> Problem details: Copy the records below exactly, leaving out every picture.

> Information given:
┌──
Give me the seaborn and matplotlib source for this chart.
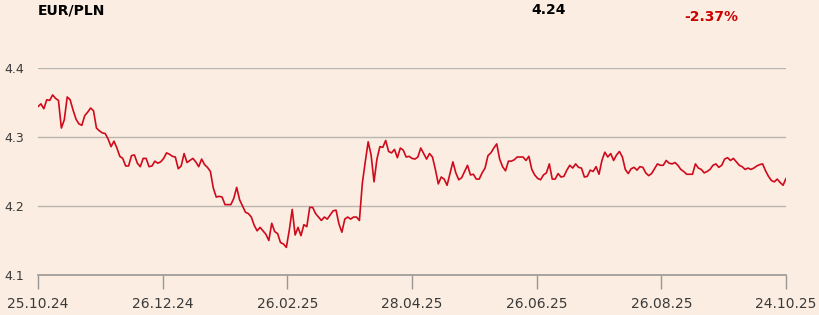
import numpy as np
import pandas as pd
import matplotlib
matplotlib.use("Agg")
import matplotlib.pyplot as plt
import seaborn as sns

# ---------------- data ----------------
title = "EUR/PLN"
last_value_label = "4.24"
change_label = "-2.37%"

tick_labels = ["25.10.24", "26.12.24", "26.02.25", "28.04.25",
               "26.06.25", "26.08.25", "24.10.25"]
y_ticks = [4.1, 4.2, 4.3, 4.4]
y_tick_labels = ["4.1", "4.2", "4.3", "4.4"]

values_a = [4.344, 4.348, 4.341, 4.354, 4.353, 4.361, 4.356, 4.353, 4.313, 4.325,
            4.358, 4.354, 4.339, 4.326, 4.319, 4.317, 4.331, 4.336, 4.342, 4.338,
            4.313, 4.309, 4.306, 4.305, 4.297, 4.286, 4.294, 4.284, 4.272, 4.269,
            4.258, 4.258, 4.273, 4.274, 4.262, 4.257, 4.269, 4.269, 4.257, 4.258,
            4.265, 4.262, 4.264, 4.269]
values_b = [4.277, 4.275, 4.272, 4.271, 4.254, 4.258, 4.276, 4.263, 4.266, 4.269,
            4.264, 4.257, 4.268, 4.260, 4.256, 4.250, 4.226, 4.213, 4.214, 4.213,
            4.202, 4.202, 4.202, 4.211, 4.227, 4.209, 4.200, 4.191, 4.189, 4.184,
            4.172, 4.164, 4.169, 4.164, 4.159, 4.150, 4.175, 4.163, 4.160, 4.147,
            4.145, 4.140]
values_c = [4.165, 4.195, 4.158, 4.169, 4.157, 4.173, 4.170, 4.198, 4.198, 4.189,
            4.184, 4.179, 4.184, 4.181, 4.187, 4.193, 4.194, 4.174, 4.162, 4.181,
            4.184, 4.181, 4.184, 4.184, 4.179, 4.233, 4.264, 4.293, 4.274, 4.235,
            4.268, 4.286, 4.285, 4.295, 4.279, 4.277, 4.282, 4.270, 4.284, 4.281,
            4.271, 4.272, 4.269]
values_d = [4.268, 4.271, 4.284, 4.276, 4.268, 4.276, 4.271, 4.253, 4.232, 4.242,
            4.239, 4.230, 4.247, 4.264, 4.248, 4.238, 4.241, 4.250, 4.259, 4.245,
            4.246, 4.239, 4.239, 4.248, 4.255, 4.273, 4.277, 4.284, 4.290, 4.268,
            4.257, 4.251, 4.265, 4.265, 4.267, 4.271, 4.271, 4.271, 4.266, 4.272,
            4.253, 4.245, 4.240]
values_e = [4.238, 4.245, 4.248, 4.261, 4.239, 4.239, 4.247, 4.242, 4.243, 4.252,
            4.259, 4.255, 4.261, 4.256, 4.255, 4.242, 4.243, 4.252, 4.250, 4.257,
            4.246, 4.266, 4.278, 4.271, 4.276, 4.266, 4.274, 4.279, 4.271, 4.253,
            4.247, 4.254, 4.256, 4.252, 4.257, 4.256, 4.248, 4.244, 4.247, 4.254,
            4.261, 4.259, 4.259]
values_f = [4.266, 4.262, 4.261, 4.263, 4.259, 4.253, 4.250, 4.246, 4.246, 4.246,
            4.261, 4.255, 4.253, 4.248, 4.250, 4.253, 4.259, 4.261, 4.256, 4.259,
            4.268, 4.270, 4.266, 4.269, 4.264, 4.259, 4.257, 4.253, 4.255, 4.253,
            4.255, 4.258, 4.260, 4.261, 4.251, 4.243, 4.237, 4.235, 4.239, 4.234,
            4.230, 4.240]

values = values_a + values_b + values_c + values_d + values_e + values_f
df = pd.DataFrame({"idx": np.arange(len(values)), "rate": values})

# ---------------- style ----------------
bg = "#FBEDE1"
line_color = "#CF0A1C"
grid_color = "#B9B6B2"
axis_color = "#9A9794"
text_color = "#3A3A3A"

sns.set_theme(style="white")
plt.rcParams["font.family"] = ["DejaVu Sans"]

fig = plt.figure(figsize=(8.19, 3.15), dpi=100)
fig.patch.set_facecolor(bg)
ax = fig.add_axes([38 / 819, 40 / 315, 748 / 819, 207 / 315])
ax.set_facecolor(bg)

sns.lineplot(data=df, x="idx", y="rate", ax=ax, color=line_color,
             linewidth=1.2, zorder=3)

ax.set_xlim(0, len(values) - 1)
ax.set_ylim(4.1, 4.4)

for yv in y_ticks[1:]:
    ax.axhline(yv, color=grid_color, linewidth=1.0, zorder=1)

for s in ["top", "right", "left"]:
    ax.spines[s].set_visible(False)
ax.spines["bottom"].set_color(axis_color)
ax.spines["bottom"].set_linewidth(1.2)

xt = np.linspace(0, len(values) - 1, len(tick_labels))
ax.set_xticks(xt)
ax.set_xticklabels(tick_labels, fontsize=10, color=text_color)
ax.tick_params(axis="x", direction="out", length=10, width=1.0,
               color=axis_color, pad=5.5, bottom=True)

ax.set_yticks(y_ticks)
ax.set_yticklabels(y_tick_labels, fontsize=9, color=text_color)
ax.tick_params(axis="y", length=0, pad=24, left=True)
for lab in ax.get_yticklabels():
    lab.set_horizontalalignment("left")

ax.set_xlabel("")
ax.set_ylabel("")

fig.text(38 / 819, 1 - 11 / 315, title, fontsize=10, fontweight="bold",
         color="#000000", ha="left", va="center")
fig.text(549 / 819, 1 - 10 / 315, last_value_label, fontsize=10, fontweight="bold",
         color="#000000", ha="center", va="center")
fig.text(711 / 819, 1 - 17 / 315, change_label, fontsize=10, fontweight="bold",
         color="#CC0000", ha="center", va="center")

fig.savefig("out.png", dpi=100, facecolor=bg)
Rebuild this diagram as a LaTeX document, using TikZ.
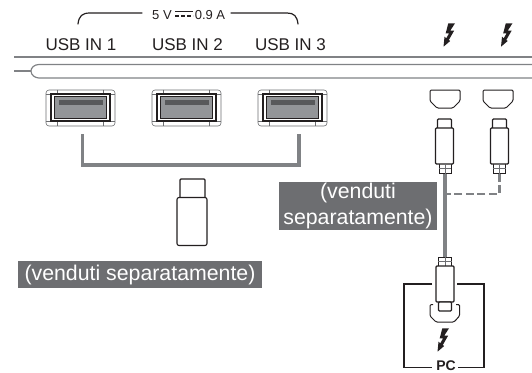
└──
> Exercise solution:
Give me the seaborn and matplotlib source for this chart.
import numpy as np
import pandas as pd
import matplotlib
matplotlib.use("Agg")
import matplotlib.pyplot as plt
import seaborn as sns

# ---------------- data ----------------
title = "EUR/PLN"
last_value_label = "4.24"
change_label = "-2.37%"

tick_labels = ["25.10.24", "26.12.24", "26.02.25", "28.04.25",
               "26.06.25", "26.08.25", "24.10.25"]
y_ticks = [4.1, 4.2, 4.3, 4.4]
y_tick_labels = ["4.1", "4.2", "4.3", "4.4"]

values_a = [4.344, 4.348, 4.341, 4.354, 4.353, 4.361, 4.356, 4.353, 4.313, 4.325,
            4.358, 4.354, 4.339, 4.326, 4.319, 4.317, 4.331, 4.336, 4.342, 4.338,
            4.313, 4.309, 4.306, 4.305, 4.297, 4.286, 4.294, 4.284, 4.272, 4.269,
            4.258, 4.258, 4.273, 4.274, 4.262, 4.257, 4.269, 4.269, 4.257, 4.258,
            4.265, 4.262, 4.264, 4.269]
values_b = [4.277, 4.275, 4.272, 4.271, 4.254, 4.258, 4.276, 4.263, 4.266, 4.269,
            4.264, 4.257, 4.268, 4.260, 4.256, 4.250, 4.226, 4.213, 4.214, 4.213,
            4.202, 4.202, 4.202, 4.211, 4.227, 4.209, 4.200, 4.191, 4.189, 4.184,
            4.172, 4.164, 4.169, 4.164, 4.159, 4.150, 4.175, 4.163, 4.160, 4.147,
            4.145, 4.140]
values_c = [4.165, 4.195, 4.158, 4.169, 4.157, 4.173, 4.170, 4.198, 4.198, 4.189,
            4.184, 4.179, 4.184, 4.181, 4.187, 4.193, 4.194, 4.174, 4.162, 4.181,
            4.184, 4.181, 4.184, 4.184, 4.179, 4.233, 4.264, 4.293, 4.274, 4.235,
            4.268, 4.286, 4.285, 4.295, 4.279, 4.277, 4.282, 4.270, 4.284, 4.281,
            4.271, 4.272, 4.269]
values_d = [4.268, 4.271, 4.284, 4.276, 4.268, 4.276, 4.271, 4.253, 4.232, 4.242,
            4.239, 4.230, 4.247, 4.264, 4.248, 4.238, 4.241, 4.250, 4.259, 4.245,
            4.246, 4.239, 4.239, 4.248, 4.255, 4.273, 4.277, 4.284, 4.290, 4.268,
            4.257, 4.251, 4.265, 4.265, 4.267, 4.271, 4.271, 4.271, 4.266, 4.272,
            4.253, 4.245, 4.240]
values_e = [4.238, 4.245, 4.248, 4.261, 4.239, 4.239, 4.247, 4.242, 4.243, 4.252,
            4.259, 4.255, 4.261, 4.256, 4.255, 4.242, 4.243, 4.252, 4.250, 4.257,
            4.246, 4.266, 4.278, 4.271, 4.276, 4.266, 4.274, 4.279, 4.271, 4.253,
            4.247, 4.254, 4.256, 4.252, 4.257, 4.256, 4.248, 4.244, 4.247, 4.254,
            4.261, 4.259, 4.259]
values_f = [4.266, 4.262, 4.261, 4.263, 4.259, 4.253, 4.250, 4.246, 4.246, 4.246,
            4.261, 4.255, 4.253, 4.248, 4.250, 4.253, 4.259, 4.261, 4.256, 4.259,
            4.268, 4.270, 4.266, 4.269, 4.264, 4.259, 4.257, 4.253, 4.255, 4.253,
            4.255, 4.258, 4.260, 4.261, 4.251, 4.243, 4.237, 4.235, 4.239, 4.234,
            4.230, 4.240]

values = values_a + values_b + values_c + values_d + values_e + values_f
df = pd.DataFrame({"idx": np.arange(len(values)), "rate": values})

# ---------------- style ----------------
bg = "#FBEDE1"
line_color = "#CF0A1C"
grid_color = "#B9B6B2"
axis_color = "#9A9794"
text_color = "#3A3A3A"

sns.set_theme(style="white")
plt.rcParams["font.family"] = ["DejaVu Sans"]

fig = plt.figure(figsize=(8.19, 3.15), dpi=100)
fig.patch.set_facecolor(bg)
ax = fig.add_axes([38 / 819, 40 / 315, 748 / 819, 207 / 315])
ax.set_facecolor(bg)

sns.lineplot(data=df, x="idx", y="rate", ax=ax, color=line_color,
             linewidth=1.2, zorder=3)

ax.set_xlim(0, len(values) - 1)
ax.set_ylim(4.1, 4.4)

for yv in y_ticks[1:]:
    ax.axhline(yv, color=grid_color, linewidth=1.0, zorder=1)

for s in ["top", "right", "left"]:
    ax.spines[s].set_visible(False)
ax.spines["bottom"].set_color(axis_color)
ax.spines["bottom"].set_linewidth(1.2)

xt = np.linspace(0, len(values) - 1, len(tick_labels))
ax.set_xticks(xt)
ax.set_xticklabels(tick_labels, fontsize=10, color=text_color)
ax.tick_params(axis="x", direction="out", length=10, width=1.0,
               color=axis_color, pad=5.5, bottom=True)

ax.set_yticks(y_ticks)
ax.set_yticklabels(y_tick_labels, fontsize=9, color=text_color)
ax.tick_params(axis="y", length=0, pad=24, left=True)
for lab in ax.get_yticklabels():
    lab.set_horizontalalignment("left")

ax.set_xlabel("")
ax.set_ylabel("")

fig.text(38 / 819, 1 - 11 / 315, title, fontsize=10, fontweight="bold",
         color="#000000", ha="left", va="center")
fig.text(549 / 819, 1 - 10 / 315, last_value_label, fontsize=10, fontweight="bold",
         color="#000000", ha="center", va="center")
fig.text(711 / 819, 1 - 17 / 315, change_label, fontsize=10, fontweight="bold",
         color="#CC0000", ha="center", va="center")

fig.savefig("out.png", dpi=100, facecolor=bg)
Rebuild this diagram as a LaTeX document, using TikZ.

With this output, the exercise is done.